How NOT to connect a well pump to an IBC tote

My brother & his partner are up near Asheville, caught in the aftereffects of hurricane Helene. Most pressing for them is that Helene destroyed most of the city's water infrastructure, and it'll be weeks before even non-potable water starts flowing in most parts of the city.

They have access to an in-ground well with a limited water supply, but it's not near anything. So they're trucking water around in drums, siphoning it into buckets with a hose.

I brought them a used IBC tote I got off Facebook Marketplace, which are cheap and abundant in my area. 330 gallons of potable, food-grade water storage. I also brought a Drummond shallow-well water pump from my local Harbor Freight.

It took us five days of work to connect it to his home plumbing, because neither of us are plumbers, and the pump's installation instructions lied to us.

Here's the stuff we struggle-bussed our way through, so you don't have to.

(A) Put the check valve (only) on the intake side

The pump's installation instructions showed a check valve (one-way water flow) installed in between the pump and the house

This is wrong! It will prevent the pump from knowing the downstream pressure, so it'll short-cycle (rapidly turn on and off).

You do need a check valve installed on the water intake line. Yes, even if you already have a foot valve! When the pump shuts off, the intake line depressurizes. That pulls water backwards through the pump, depressurizing the outlet, and the pump short-cycles trying futilely to repressurize the outlet line.

(B) The pump must be horizontal

The pump must be installed horizontally, not vertically. The instructions are ambiguous about this, only saying it must be "level". But yeah, horizontal.

(C) Keep the pump uphill of the water source

We didn't confirm this still mattered after we figured everything else out, but it's mentioned in the instructions, so give it some thought.

We initially had the pump in the basement, with the water intake hose running downhill from where the IBC tote was installed. This did not make the pump happy, possibly because the weight of the water in the line added unexpected water pressure to the pump.

Once we moved the pump above the IBC tote's elevation, things got better.

(D) Check your home's water pressure tank

We found out ours was blown, so the pump couldn't maintain pressure. We bought a new one, correctly sized for the home (the old one was was not), and set its empty pressure to 28psi (2psi below the pump's 30psi cut-on pressure).

This was critical, as it gave the home a place to store pressurized water, and thus gave the pump something to pressurize.

We thought the pump would just hold the water lines at pressure, but that never worked for us. Worth calling out: we tested shutting the valve between the pump and the house to isolate variables, but this was never going to work, because the isolated portion of the system didn't include a pressure tank. More short-cycling ensued.

If you bought the pump model with the built-in accumulator tank, this might not be an issue. But that's just a guess.

(E) Open your faucets

You'll get air in the system and the pump will struggle to reach & maintain pressure if you don't get that air out. Go run your faucets while the pump runs.

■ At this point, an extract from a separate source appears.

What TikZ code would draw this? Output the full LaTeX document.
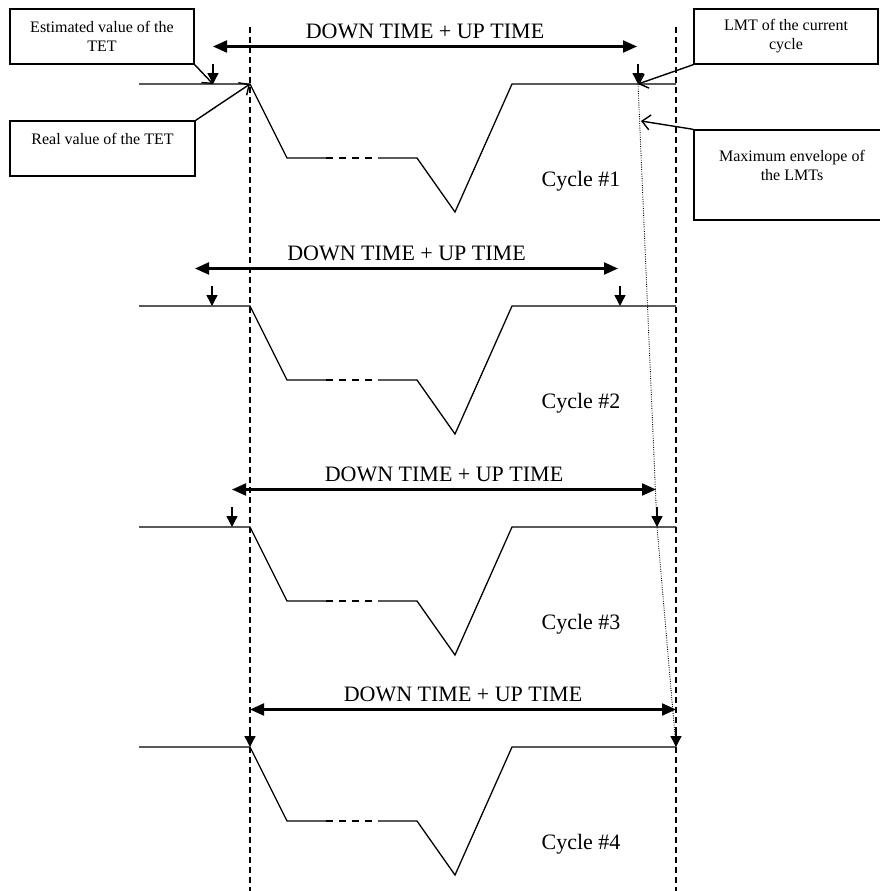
\documentclass[tikz,border=0pt]{standalone}
\usepackage{fontspec}
\setmainfont{Liberation Serif}
\usetikzlibrary{arrows.meta}
\begin{document}
\begin{tikzpicture}[x=1pt,y=-1pt,
  wave/.style={line width=1.3pt, line join=miter},
  gapline/.style={line width=1.3pt, dash pattern=on 7pt off 6pt},
  guide/.style={line width=1.3pt, dash pattern=on 6pt off 4pt},
  envline/.style={line width=0.9pt, dash pattern=on 0.9pt off 1.4pt},
  tick/.style={line width=1.4pt, -{Triangle[length=11pt,width=11pt]}},
  span/.style={line width=2.1pt, {Triangle[length=14pt,width=12pt]}-{Triangle[length=14pt,width=12pt]}},
  callout/.style={line width=1.4pt, -{Straight Barb[length=8pt,width=15pt]}},
  box/.style={draw, line width=1.3pt, inner sep=0pt, align=center, font=\fontsize{16}{19}\selectfont},
  lbl/.style={inner sep=0pt, font=\fontsize{22}{26}\selectfont}]
\useasboundingbox (0,0) rectangle (879,891);

% vertical guide lines
\coordinate (gl1) at (250,27);
\coordinate (gl2) at (250,891);
\coordinate (gr1) at (676,27);
\coordinate (gr2) at (676,891);
\draw[guide] (gl1) -- (gl2);
\draw[guide] (gr1) -- (gr2);

\foreach \i/\y/\ea/\la/\al/\ar in {1/84/213/638/213/637, 2/306/212/620/195/618, 3/527/232/657/232/656, 4/747/250/676/250/676} {
  \coordinate (s\i) at (139,\y);
  \coordinate (d\i) at (250,\y);
  \coordinate (p\i) at (287,{\y+74});
  \coordinate (q\i) at (326,{\y+74});
  \coordinate (r\i) at (378,{\y+74});
  \coordinate (t\i) at (417,{\y+74});
  \coordinate (v\i) at (455,{\y+128});
  \coordinate (u\i) at (512,\y);
  \coordinate (e\i) at (676,\y);
  \draw[wave] (s\i) -- (d\i) -- (p\i) -- (q\i);
  \draw[gapline] (q\i) -- (r\i);
  \draw[wave] (r\i) -- (t\i) -- (v\i) -- (u\i) -- (e\i);
  % estimated TET and LMT markers
  \coordinate (et\i) at (\ea,{\y-20});
  \coordinate (eb\i) at (\ea,\y);
  \coordinate (lt\i) at (\la,{\y-20});
  \coordinate (lb\i) at (\la,\y);
  \draw[tick] (et\i) -- (eb\i);
  \draw[tick] (lt\i) -- (lb\i);
  % down time + up time
  \coordinate (al\i) at (\al,{\y-37.5});
  \coordinate (ar\i) at (\ar,{\y-37.5});
  \draw[span] (al\i) -- (ar\i);
  \node[lbl, anchor=base] (dt\i) at ({(\al+\ar)/2},{\y-46}) {DOWN TIME + UP TIME};
  \node[lbl, anchor=base] (cy\i) at (581,{\y+102}) {Cycle \#\i};
}

% maximum envelope of the LMTs
\draw[envline] (lb1) -- (lb3) -- (lb4);

% annotation boxes
\node[box, minimum width=184pt, minimum height=55pt] (estbox) at (102,36.5) {Estimated value of the\\TET};
\node[box, minimum width=185pt, minimum height=55pt] (realbox) at (102.5,148.5) {Real value of the TET\\\phantom{T}};
\node[box, minimum width=184pt, minimum height=55pt] (lmtbox) at (786,36.5) {LMT of the current\\cycle};
\node[box, minimum width=196pt, minimum height=90pt] (maxbox) at (792,175) {Maximum envelope of\\the LMTs\\\phantom{T}};

\coordinate (env) at (641,121);
\draw[callout] (estbox.south east) -- (eb1);
\draw[callout] (realbox.north east) -- (d1);
\draw[callout] (lmtbox.south west) -- (lb1);
\draw[callout] (maxbox.north west) -- (env);
\end{tikzpicture}
\end{document}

(F) Get the right size outlet hose

This particular pump takes a 1¼" outlet hose. The instructions don't mention the size. The plastic plug is labeled 1.2", but that's yet another lie. It's 1¼".

(G) Verify how far the water is being drawn

The pump can only pull water so far. It seems to be more forgiving of flat terrain than of pulling the water uphill, but still, keep the IBC tote and the pump near each other if you can.

(H) Keep that pump primed

When you keep disconnecting & reconnecting your hoses you can lose prime on the pump as it leaks water out. Re-prime it as appropriate.

(I) Use a non-compression hose

If you're using hoses for your water intake/outlet, be sure they're non-compression hoses. The pump will put a lot of suction and expansion pressure on the water lines, and an ordinary garden hose will shrink or expand accordingly. When the pump shuts off that pressure will go away and the hose will return to its normal size (changing its volume in the process), which changes the pressure in the hose, and the pump kicks on again.

The pump's correct behavior

If everything is working right, you should see the pump running smoothly while it reaches pressure. You can confirm it's pressurizing by attaching a tire pressure gauge to your water pressure tank.

Once the pump reaches pressure (50psi), it will gracefully shut off entirely, until you run enough water that pressure falls below 30psi. The pressure gauge will not read "zero", which we interpreted as the pump kicking in a safety cut-off after too much short-cycling.

When correctly installed, the pump will not short cycle, stutter, or run continuously.